= Instruction =
Print the listing from its top line through the line containing "y_ticks = [0, 10, 20, 30, 40, 50, 60]", nothing more, and leave out the pictures.
-=-=-
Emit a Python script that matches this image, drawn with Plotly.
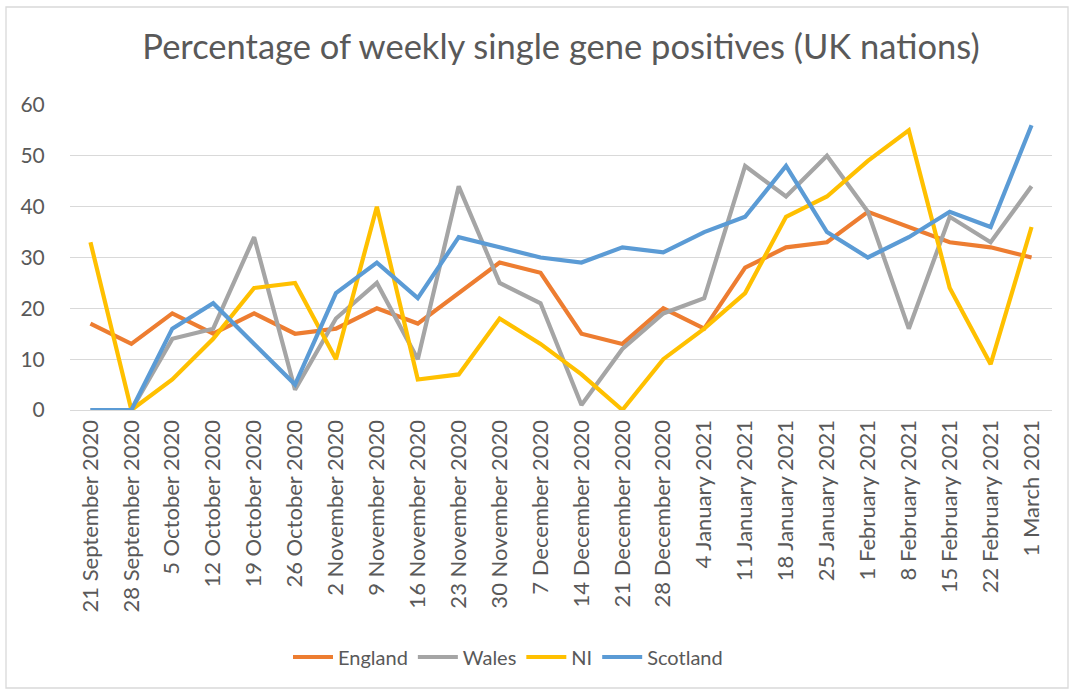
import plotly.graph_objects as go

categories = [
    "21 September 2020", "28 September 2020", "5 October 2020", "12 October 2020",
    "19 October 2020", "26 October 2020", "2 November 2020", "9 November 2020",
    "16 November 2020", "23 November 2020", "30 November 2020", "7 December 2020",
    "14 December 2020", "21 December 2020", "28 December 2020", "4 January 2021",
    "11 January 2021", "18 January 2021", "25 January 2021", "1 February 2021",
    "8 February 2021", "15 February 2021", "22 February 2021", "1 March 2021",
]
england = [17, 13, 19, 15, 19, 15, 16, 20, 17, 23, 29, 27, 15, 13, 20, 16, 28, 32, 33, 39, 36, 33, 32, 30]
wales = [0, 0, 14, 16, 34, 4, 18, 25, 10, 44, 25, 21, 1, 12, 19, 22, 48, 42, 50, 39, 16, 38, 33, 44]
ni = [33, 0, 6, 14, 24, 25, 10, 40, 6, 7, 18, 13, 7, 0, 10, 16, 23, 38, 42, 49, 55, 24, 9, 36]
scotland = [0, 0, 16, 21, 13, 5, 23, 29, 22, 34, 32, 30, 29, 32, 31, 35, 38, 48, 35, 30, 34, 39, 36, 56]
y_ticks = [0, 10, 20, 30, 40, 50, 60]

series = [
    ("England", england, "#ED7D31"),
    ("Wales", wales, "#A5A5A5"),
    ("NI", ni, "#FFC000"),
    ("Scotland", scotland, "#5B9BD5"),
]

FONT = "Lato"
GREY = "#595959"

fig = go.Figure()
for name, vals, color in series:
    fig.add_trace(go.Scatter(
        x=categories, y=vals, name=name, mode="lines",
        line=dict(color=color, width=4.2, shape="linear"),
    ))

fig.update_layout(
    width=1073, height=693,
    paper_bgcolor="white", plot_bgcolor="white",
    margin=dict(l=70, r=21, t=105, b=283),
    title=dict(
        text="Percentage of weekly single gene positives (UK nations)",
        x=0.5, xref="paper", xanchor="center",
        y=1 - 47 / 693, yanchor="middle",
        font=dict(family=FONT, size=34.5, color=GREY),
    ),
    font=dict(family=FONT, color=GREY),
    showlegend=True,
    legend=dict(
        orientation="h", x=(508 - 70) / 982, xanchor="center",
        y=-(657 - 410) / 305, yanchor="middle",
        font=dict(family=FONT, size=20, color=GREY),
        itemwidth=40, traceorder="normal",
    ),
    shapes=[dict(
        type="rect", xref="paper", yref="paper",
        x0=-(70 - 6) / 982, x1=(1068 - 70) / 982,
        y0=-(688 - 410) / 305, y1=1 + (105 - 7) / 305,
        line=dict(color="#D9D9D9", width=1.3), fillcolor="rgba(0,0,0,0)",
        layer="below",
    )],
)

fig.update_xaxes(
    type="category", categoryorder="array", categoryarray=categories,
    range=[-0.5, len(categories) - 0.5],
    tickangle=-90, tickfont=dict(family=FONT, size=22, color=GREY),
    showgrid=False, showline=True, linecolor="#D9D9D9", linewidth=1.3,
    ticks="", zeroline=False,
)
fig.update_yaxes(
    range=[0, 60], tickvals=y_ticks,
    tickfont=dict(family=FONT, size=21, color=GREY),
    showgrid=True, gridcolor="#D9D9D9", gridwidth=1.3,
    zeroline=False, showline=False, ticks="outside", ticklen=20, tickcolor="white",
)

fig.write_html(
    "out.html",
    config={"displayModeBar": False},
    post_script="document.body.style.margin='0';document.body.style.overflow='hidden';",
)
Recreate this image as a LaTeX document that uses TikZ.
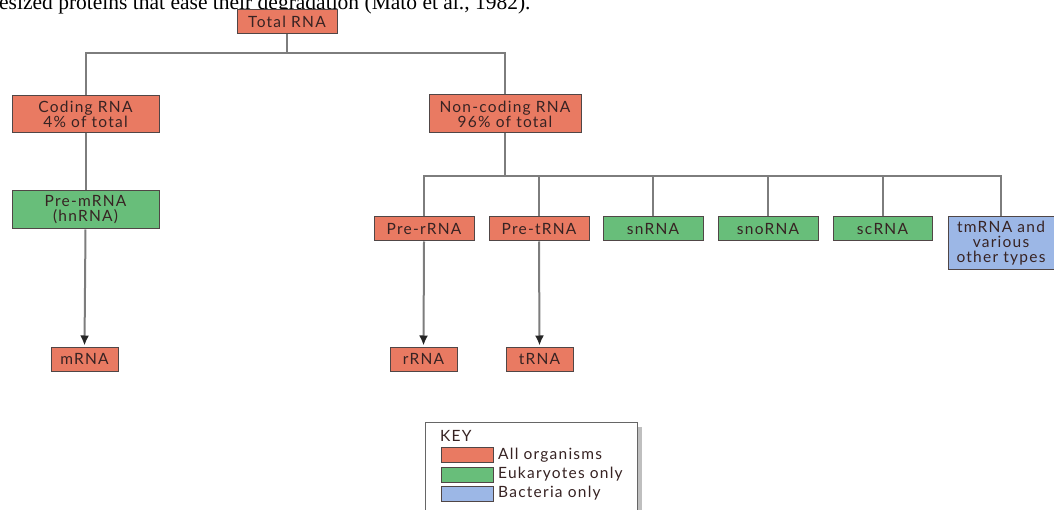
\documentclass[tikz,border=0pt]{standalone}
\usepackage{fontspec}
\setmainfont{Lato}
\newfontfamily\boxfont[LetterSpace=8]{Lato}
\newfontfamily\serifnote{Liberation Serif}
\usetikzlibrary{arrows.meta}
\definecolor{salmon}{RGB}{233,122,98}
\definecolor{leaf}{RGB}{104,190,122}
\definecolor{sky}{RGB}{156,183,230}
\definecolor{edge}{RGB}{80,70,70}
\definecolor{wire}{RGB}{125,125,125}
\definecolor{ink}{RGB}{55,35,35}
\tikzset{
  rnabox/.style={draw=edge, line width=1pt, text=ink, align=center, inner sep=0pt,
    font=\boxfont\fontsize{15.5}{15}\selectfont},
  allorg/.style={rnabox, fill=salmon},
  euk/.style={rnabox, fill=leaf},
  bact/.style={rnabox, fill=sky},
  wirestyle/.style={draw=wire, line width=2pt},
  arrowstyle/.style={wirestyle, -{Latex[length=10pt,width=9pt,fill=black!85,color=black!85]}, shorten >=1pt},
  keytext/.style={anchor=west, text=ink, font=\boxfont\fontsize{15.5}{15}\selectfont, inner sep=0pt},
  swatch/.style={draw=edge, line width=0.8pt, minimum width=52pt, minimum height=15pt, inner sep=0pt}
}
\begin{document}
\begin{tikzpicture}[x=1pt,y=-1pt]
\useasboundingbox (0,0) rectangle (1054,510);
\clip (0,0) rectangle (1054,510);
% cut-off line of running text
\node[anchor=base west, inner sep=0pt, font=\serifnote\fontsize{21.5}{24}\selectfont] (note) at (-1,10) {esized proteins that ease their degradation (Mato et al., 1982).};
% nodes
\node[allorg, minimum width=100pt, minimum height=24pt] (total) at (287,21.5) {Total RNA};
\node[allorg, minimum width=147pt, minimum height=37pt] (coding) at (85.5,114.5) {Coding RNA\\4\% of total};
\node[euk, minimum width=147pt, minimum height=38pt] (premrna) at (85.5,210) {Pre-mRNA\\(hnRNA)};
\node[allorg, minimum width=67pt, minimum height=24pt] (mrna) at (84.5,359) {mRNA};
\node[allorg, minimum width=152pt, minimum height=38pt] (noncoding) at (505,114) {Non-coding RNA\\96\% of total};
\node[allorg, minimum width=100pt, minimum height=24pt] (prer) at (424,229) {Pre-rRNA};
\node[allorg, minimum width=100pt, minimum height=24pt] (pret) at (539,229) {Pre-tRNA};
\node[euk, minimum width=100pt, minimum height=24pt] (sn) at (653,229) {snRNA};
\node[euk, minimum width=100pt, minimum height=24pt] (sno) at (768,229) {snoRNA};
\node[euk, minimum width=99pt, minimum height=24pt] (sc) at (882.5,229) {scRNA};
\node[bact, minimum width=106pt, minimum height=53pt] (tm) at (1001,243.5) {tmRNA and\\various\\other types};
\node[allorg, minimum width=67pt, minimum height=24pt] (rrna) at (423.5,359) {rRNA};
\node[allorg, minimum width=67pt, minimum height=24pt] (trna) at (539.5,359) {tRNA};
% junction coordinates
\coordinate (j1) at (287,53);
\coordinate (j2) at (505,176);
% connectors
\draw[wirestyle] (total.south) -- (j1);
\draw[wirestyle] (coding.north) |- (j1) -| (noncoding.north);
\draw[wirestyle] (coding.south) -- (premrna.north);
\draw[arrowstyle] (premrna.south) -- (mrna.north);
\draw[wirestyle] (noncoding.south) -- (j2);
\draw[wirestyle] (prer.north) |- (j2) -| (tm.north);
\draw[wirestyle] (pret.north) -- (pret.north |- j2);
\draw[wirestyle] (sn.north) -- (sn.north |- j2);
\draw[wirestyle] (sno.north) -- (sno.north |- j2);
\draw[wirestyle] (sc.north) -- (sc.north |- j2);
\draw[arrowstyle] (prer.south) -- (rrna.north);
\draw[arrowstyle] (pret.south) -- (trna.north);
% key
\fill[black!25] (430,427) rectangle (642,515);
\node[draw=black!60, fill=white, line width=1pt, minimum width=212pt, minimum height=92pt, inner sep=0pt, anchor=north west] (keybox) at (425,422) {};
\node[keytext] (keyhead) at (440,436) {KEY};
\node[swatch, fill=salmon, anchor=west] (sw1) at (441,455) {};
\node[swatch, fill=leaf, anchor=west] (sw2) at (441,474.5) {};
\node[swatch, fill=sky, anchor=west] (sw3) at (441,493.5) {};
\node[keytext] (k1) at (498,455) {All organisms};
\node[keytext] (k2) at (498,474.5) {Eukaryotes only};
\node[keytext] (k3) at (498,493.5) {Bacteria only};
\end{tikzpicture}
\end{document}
-=-=-
= Result of the task =
Emit a Python script that matches this image, drawn with Plotly.
import plotly.graph_objects as go

categories = [
    "21 September 2020", "28 September 2020", "5 October 2020", "12 October 2020",
    "19 October 2020", "26 October 2020", "2 November 2020", "9 November 2020",
    "16 November 2020", "23 November 2020", "30 November 2020", "7 December 2020",
    "14 December 2020", "21 December 2020", "28 December 2020", "4 January 2021",
    "11 January 2021", "18 January 2021", "25 January 2021", "1 February 2021",
    "8 February 2021", "15 February 2021", "22 February 2021", "1 March 2021",
]
england = [17, 13, 19, 15, 19, 15, 16, 20, 17, 23, 29, 27, 15, 13, 20, 16, 28, 32, 33, 39, 36, 33, 32, 30]
wales = [0, 0, 14, 16, 34, 4, 18, 25, 10, 44, 25, 21, 1, 12, 19, 22, 48, 42, 50, 39, 16, 38, 33, 44]
ni = [33, 0, 6, 14, 24, 25, 10, 40, 6, 7, 18, 13, 7, 0, 10, 16, 23, 38, 42, 49, 55, 24, 9, 36]
scotland = [0, 0, 16, 21, 13, 5, 23, 29, 22, 34, 32, 30, 29, 32, 31, 35, 38, 48, 35, 30, 34, 39, 36, 56]
y_ticks = [0, 10, 20, 30, 40, 50, 60]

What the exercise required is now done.